_Required task_. Exactly reproduce the lines that follow.
================
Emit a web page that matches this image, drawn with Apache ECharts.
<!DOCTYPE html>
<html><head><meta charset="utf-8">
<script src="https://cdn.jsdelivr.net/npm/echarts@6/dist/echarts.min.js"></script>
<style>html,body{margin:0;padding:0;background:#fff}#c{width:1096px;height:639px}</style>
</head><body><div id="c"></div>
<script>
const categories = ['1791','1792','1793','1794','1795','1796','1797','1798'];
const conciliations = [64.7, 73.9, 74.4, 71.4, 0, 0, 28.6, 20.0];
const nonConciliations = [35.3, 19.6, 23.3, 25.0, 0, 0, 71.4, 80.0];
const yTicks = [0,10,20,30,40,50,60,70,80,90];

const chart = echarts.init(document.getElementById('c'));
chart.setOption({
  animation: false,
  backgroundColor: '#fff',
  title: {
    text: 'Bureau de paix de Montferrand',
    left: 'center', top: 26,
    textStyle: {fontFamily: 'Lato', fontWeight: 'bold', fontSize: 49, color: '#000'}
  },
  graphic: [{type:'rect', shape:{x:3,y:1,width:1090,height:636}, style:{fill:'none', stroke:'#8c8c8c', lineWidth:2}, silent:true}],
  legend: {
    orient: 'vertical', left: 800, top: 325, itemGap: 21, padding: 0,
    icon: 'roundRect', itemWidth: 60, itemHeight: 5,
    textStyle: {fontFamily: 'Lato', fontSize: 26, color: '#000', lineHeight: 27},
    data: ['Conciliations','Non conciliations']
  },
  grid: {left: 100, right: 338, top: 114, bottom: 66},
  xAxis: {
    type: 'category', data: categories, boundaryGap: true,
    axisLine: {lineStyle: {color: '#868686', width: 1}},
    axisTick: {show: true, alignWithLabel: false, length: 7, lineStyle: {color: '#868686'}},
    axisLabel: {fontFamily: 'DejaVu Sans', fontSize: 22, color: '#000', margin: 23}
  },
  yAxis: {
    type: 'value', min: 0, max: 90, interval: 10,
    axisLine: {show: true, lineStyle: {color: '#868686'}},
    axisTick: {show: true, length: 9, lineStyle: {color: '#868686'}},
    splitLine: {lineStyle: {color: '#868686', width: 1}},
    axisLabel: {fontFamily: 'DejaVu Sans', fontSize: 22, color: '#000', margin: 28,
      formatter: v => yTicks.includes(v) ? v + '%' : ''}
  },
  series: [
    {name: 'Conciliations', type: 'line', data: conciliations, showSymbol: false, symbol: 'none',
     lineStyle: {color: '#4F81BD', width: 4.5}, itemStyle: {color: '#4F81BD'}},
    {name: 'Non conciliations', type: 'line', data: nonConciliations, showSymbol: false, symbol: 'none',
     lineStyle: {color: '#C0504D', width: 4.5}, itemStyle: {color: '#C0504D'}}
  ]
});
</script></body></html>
================
_The completed task_.
Emit a web page that matches this image, drawn with Apache ECharts.
<!DOCTYPE html>
<html><head><meta charset="utf-8">
<script src="https://cdn.jsdelivr.net/npm/echarts@6/dist/echarts.min.js"></script>
<style>html,body{margin:0;padding:0;background:#fff}#c{width:1096px;height:639px}</style>
</head><body><div id="c"></div>
<script>
const categories = ['1791','1792','1793','1794','1795','1796','1797','1798'];
const conciliations = [64.7, 73.9, 74.4, 71.4, 0, 0, 28.6, 20.0];
const nonConciliations = [35.3, 19.6, 23.3, 25.0, 0, 0, 71.4, 80.0];
const yTicks = [0,10,20,30,40,50,60,70,80,90];

const chart = echarts.init(document.getElementById('c'));
chart.setOption({
  animation: false,
  backgroundColor: '#fff',
  title: {
    text: 'Bureau de paix de Montferrand',
    left: 'center', top: 26,
    textStyle: {fontFamily: 'Lato', fontWeight: 'bold', fontSize: 49, color: '#000'}
  },
  graphic: [{type:'rect', shape:{x:3,y:1,width:1090,height:636}, style:{fill:'none', stroke:'#8c8c8c', lineWidth:2}, silent:true}],
  legend: {
    orient: 'vertical', left: 800, top: 325, itemGap: 21, padding: 0,
    icon: 'roundRect', itemWidth: 60, itemHeight: 5,
    textStyle: {fontFamily: 'Lato', fontSize: 26, color: '#000', lineHeight: 27},
    data: ['Conciliations','Non conciliations']
  },
  grid: {left: 100, right: 338, top: 114, bottom: 66},
  xAxis: {
    type: 'category', data: categories, boundaryGap: true,
    axisLine: {lineStyle: {color: '#868686', width: 1}},
    axisTick: {show: true, alignWithLabel: false, length: 7, lineStyle: {color: '#868686'}},
    axisLabel: {fontFamily: 'DejaVu Sans', fontSize: 22, color: '#000', margin: 23}
  },
  yAxis: {
    type: 'value', min: 0, max: 90, interval: 10,
    axisLine: {show: true, lineStyle: {color: '#868686'}},
    axisTick: {show: true, length: 9, lineStyle: {color: '#868686'}},
    splitLine: {lineStyle: {color: '#868686', width: 1}},
    axisLabel: {fontFamily: 'DejaVu Sans', fontSize: 22, color: '#000', margin: 28,
      formatter: v => yTicks.includes(v) ? v + '%' : ''}
  },
  series: [
    {name: 'Conciliations', type: 'line', data: conciliations, showSymbol: false, symbol: 'none',
     lineStyle: {color: '#4F81BD', width: 4.5}, itemStyle: {color: '#4F81BD'}},
    {name: 'Non conciliations', type: 'line', data: nonConciliations, showSymbol: false, symbol: 'none',
     lineStyle: {color: '#C0504D', width: 4.5}, itemStyle: {color: '#C0504D'}}
  ]
});
</script></body></html>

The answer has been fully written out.